### [Exercise directions]
Pick out the lines containing "matplotlib".
━━━━━━━━━━━━━━━━
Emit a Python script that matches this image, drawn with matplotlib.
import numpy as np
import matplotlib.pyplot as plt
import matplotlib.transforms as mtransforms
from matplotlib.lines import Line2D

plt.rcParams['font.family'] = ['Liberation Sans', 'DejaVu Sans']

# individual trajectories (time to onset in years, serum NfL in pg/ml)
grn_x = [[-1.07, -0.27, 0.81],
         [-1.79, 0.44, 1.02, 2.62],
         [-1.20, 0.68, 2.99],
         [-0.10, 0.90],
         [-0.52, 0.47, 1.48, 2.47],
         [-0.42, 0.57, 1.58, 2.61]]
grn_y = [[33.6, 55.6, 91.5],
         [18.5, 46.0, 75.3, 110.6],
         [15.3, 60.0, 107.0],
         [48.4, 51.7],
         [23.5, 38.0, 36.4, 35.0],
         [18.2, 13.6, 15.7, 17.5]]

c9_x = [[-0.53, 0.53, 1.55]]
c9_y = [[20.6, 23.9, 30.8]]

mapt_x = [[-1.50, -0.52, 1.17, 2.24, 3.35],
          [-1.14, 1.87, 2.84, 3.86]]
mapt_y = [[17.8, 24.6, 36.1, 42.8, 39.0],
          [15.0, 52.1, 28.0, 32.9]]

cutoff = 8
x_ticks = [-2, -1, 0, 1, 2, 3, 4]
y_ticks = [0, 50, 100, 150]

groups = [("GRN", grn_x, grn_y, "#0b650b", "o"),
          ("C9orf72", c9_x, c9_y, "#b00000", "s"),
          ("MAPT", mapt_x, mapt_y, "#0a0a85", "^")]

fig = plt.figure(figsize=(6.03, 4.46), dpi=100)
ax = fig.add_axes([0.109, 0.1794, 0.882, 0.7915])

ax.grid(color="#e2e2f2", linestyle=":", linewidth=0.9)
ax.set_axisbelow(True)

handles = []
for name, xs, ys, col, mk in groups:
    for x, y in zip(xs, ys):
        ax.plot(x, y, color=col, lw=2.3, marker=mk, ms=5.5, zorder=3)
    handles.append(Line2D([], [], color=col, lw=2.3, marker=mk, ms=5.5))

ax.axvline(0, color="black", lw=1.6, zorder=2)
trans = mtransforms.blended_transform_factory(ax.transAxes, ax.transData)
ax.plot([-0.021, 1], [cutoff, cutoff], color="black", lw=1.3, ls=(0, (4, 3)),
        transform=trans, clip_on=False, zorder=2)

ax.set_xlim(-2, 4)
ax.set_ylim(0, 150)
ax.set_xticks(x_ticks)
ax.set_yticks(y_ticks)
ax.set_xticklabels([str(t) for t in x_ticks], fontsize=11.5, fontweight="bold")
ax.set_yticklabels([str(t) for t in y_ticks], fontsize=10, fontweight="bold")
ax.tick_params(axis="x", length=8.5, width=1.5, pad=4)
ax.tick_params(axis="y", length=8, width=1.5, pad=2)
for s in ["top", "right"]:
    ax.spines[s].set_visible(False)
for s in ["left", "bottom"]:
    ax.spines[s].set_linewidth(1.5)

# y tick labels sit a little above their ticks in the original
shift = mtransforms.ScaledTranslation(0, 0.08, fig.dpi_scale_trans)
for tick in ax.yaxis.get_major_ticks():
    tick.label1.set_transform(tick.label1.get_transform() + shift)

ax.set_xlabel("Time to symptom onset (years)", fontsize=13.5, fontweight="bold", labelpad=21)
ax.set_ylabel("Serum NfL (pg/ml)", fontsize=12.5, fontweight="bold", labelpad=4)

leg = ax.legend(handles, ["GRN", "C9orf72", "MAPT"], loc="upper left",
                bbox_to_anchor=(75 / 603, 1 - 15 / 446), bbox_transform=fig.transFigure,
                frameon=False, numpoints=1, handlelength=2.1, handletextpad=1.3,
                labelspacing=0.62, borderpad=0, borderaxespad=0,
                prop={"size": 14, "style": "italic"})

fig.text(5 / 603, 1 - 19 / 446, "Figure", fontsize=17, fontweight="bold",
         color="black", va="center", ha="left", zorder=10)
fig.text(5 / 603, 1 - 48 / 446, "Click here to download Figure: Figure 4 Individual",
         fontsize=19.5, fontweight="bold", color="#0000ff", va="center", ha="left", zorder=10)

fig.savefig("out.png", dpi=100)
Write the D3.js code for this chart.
━━━━━━━━━━━━━━━━
### [The result]
Emit a Python script that matches this image, drawn with matplotlib.
import matplotlib.pyplot as plt
import matplotlib.transforms as mtransforms
from matplotlib.lines import Line2D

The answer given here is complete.